OPINION - The Standard View: The world must not forget the hostages seized by Hamas

Among the most wretched of the victims of the bloody Hamas attack nine days ago are the hostages — 199, according to Israel — that the group took with them to Gaza. They include a journalist in his Eighties and a grandmother who had survived the Holocaust, as well as women and children. Their situation is desperately precarious.

Hamas has let it be known that they are in tunnels and other “safe places”, but some may have already died in the bombardment of Gaza. If the coming Israeli ground offensive in Gaza is in part aimed at their liberation, it carries the obvious risk that this will make their situation more dangerous.

We must hope that the US Secretary of State, Anthony Blinken, has urged Arab regional leaders to take the hostages’ part. Their best hope may be that Hamas’s backers insist that they are given up. In the past, hostage negotiations have taken place in secrecy; let’s hope this is happening.

Meanwhile up to a million — estimates vary — citizens of southern Gaza have left their homes in anticipation of the Israeli ground offensive. The situation of civilians who remain, including those who are unfit to travel, is bleak.

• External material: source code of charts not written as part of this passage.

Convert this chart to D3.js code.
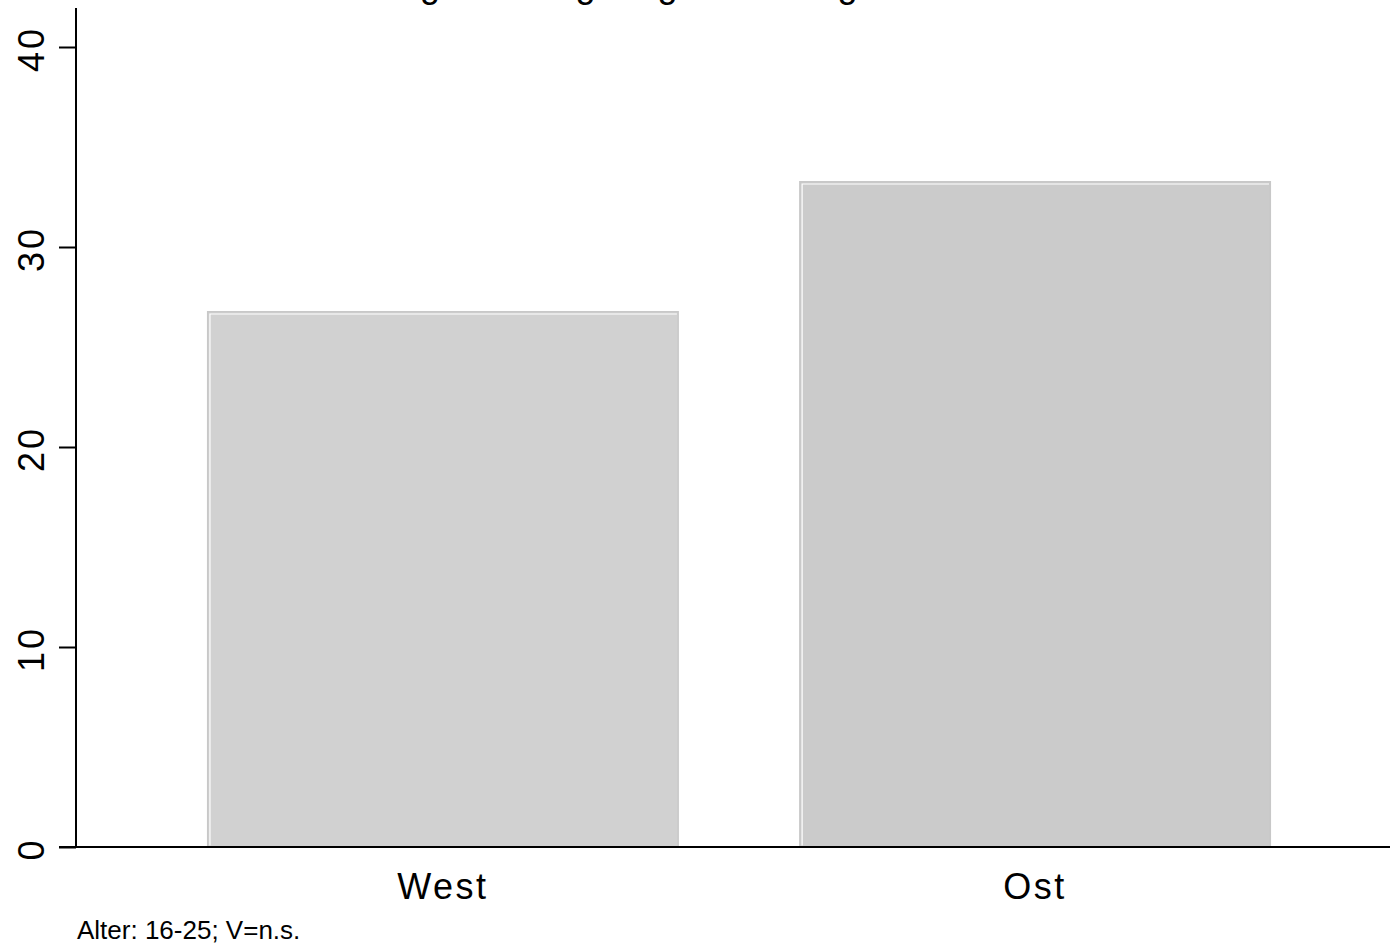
<!DOCTYPE html>
<html>
<head>
<meta charset="utf-8">
<script src="https://cdn.jsdelivr.net/npm/d3@7"></script>
<style>
  html, body { margin: 0; padding: 0; background: #fff; }
  svg { display: block; font-family: "Liberation Sans", Arial, sans-serif; }
</style>
</head>
<body>
<svg id="chart" width="1390" height="947"></svg>
<script>
const categories = ["West", "Ost"];
const values = [26.8, 33.3];
const barColors = ["#d1d1d1", "#cbcbcb"];
const yTicks = [0, 10, 20, 30, 40];
const titleText = "Zustimmung: Wertung für gute Bildung";
const noteText = "Alter: 16-25; V=n.s.";

const svg = d3.select("#chart");

const y = d3.scaleLinear().domain([0, 40]).range([847, 47]);
const x = d3.scaleBand().domain(categories).range([82, 1396])
  .paddingInner(0.203).paddingOuter(0.211);

// title (cut off at the top edge, as in the reference)
svg.append("text")
  .attr("x", 242).attr("y", -3)
  .attr("text-anchor", "start")
  .attr("font-size", 36)
  .attr("fill", "#000")
  .text(titleText);

// bars
const bars = svg.append("g");
categories.forEach((c, i) => {
  const x0 = x(c), w = x.bandwidth();
  const y0 = y(values[i]), h = y(0) - y(values[i]);
  bars.append("rect")
    .attr("x", x0 + 0.75).attr("y", y0 + 0.75)
    .attr("width", w - 1.5).attr("height", h - 0.75)
    .attr("fill", barColors[i])
    .attr("stroke", "#c8c8c8").attr("stroke-width", 1.5);
  bars.append("path")
    .attr("d", `M${x0 + 3},${y(0) - 1.5} L${x0 + 3},${y0 + 3} L${x0 + w - 2},${y0 + 3}`)
    .attr("fill", "none").attr("stroke", "#ffffff").attr("stroke-width", 1.2);
});

// y axis
const yAxis = d3.axisLeft(y).tickValues(yTicks).tickSize(17).tickFormat(d3.format("d"));
const gy = svg.append("g").attr("transform", "translate(76,0)").call(yAxis);
gy.select(".domain").remove();
gy.selectAll(".tick line").attr("stroke", "#000").attr("stroke-width", 2);
gy.selectAll(".tick text")
  .attr("x", 0).attr("dy", 0).attr("dx", 0)
  .attr("transform", "translate(-32,1.5) rotate(-90)")
  .attr("text-anchor", "middle")
  .attr("font-size", 36)
  .attr("letter-spacing", 3)
  .attr("font-family", "Liberation Sans, Arial, sans-serif")
  .attr("fill", "#000");
svg.append("line")
  .attr("x1", 76).attr("x2", 76).attr("y1", 8).attr("y2", y(0))
  .attr("stroke", "#000").attr("stroke-width", 2);

// x axis
const xAxis = d3.axisBottom(x).tickSize(0);
const gx = svg.append("g").attr("transform", `translate(0,${y(0)})`).call(xAxis);
gx.select(".domain").remove();
gx.selectAll(".tick text")
  .attr("y", 52).attr("dy", 0)
  .attr("font-size", 36)
  .attr("letter-spacing", 2.5)
  .attr("font-family", "Liberation Sans, Arial, sans-serif")
  .attr("fill", "#000");
svg.append("line")
  .attr("x1", 59).attr("x2", 1390).attr("y1", y(0)).attr("y2", y(0))
  .attr("stroke", "#000").attr("stroke-width", 2);

// note
svg.append("text")
  .attr("x", 77).attr("y", 939)
  .attr("font-size", 26)
  .attr("fill", "#000")
  .text(noteText);
</script>
</body>
</html>
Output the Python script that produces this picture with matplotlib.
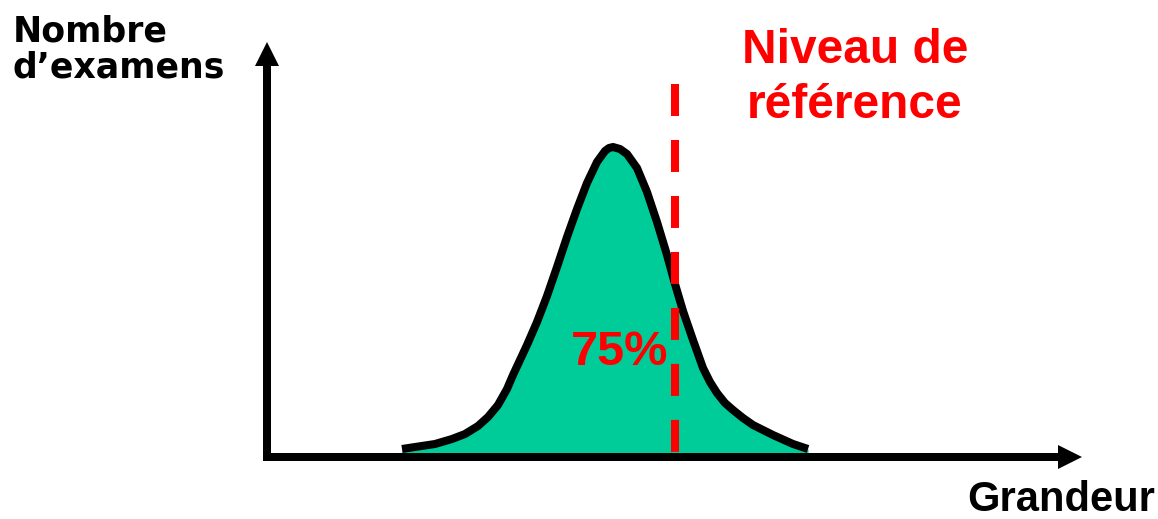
import matplotlib.pyplot as plt

# distribution curve (x = grandeur, y = height above the x axis)
curve_x = [402, 415, 435, 452, 465, 478, 488, 498, 507, 513, 520, 527, 537, 547, 557, 567,
           577, 587, 597, 605, 609, 613, 620, 627, 637, 647, 657, 667, 675, 683, 693, 703,
           710, 717, 725, 733, 743, 753, 773, 793, 808]
curve_y = [8, 10, 13, 18, 23, 31, 40, 52, 68, 82, 97, 112, 135, 161, 190, 220,
           248, 274, 295, 306, 309, 310, 308, 303, 289, 265, 235, 202, 173, 146, 117, 89,
           75, 64, 54, 47, 39, 32, 22, 13, 8]

ref_level = 675
ref_top = 373
percent_label = "75%"

fig = plt.figure(figsize=(11.58, 5.19), dpi=100)
ax = fig.add_axes([0, 0, 1, 1])
ax.set_xlim(0, 1158)
ax.set_ylim(-62, 457)
ax.axis("off")

ax.fill_between(curve_x, 0, curve_y, color="#00CC99", lw=0, zorder=1)
ax.plot(curve_x, curve_y, color="black", lw=5.8, solid_joinstyle="round",
        solid_capstyle="butt", zorder=3)

# reference level, drawn from the top down so the dash pattern starts at the top
ax.plot([ref_level, ref_level], [ref_top, 4], color="#FF0000", lw=5.8,
        linestyle=(0, (3.97, 2.98)), dash_capstyle="butt", zorder=4)

# axes with arrow heads
ax.arrow(267, -4, 0, 419, width=8, head_width=24, head_length=24,
         length_includes_head=True, color="black", lw=0, zorder=5)
ax.arrow(263, 0, 819, 0, width=8, head_width=24, head_length=24,
         length_includes_head=True, color="black", lw=0, zorder=5)

ax.text(13, 415, "Nombre", fontsize=25, fontweight="bold", family="DejaVu Sans",
        ha="left", va="baseline")
ax.text(13, 380, "d\u2019examens", fontsize=25, fontweight="bold", family="DejaVu Sans",
        ha="left", va="baseline")
ax.text(1155, -54, "Grandeur", fontsize=30, fontweight="bold",
        family="Liberation Sans", ha="right", va="baseline")
ax.text(855, 394, "Niveau de", fontsize=34.5, fontweight="bold",
        family="Liberation Sans", color="#FF0000", ha="center", va="baseline")
ax.text(855, 339, "r\u00e9f\u00e9rence", fontsize=34.5, fontweight="bold",
        family="Liberation Sans", color="#FF0000", ha="center", va="baseline")
ax.text(620, 92, percent_label, fontsize=35, fontweight="bold",
        family="Liberation Sans", color="#FF0000", ha="center", va="baseline", zorder=6)

fig.savefig("out.png", dpi=100)
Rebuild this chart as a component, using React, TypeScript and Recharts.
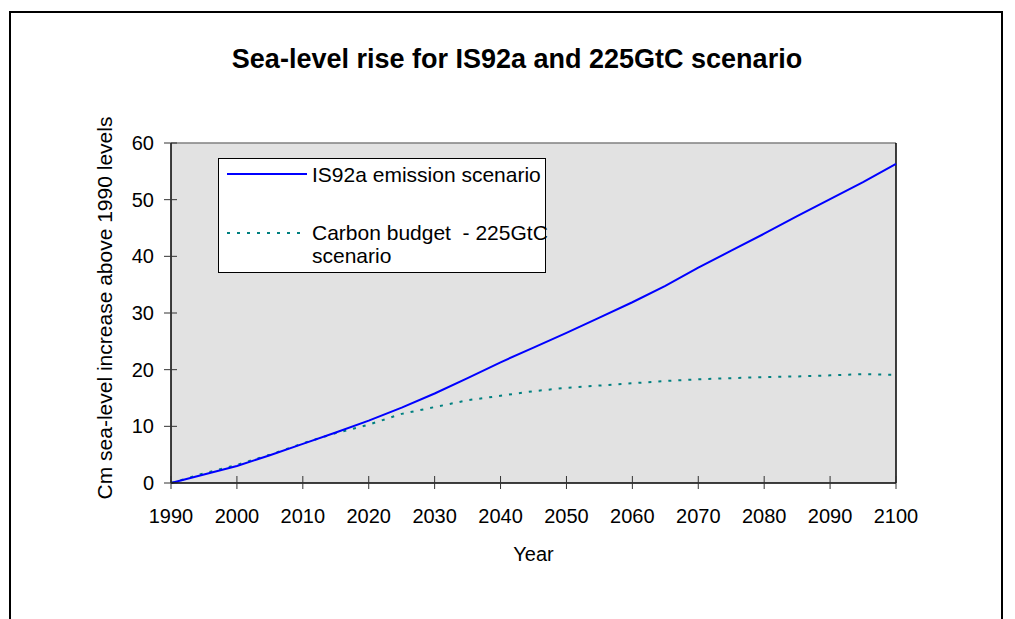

President Joe Biden has called on Israel to exercise “restraint”.

But the obvious question about the offensive, besides the risk to civilians, is what is the aim? If it is for Israel to occupy Gaza, it raises the grim prospect of an Iraq-style situation, dangerous to the occupiers and terrible for the occupied. If it is the replacement of Hamas with the Palestinian Authority, it may not work. If it is simply the elimination of Hamas fighters in Gaza, it may succeed in killing many of its present leaders, but others will be radicalised still further.

There are no good options for Israel. The least bad would be the exercise of restraint in undertaking this grim and perilous operation.

Don’t glorify murder

Saturday’s March for Palestine saw thousands of people supporting Palestinians in Gaza. Among them were a minority who expressed support for the Hamas massacre in a repugnant way. Two wore images of paragliders in a reference to those who committed the massacre.

The Home Secretary, Suella Braverman, says the police will arrest those who glorify terrorism. Peaceful protest is one thing; support for indiscriminate murder is another.

Cruellest cut

The music director of English National Opera, Martyn Brabbins, has resigned after cuts meant that he would lose a quarter of the orchestra. Small wonder. And the blame lies squarely with Arts Council England, whose philistine cuts to its budget has all but destroyed the ENO.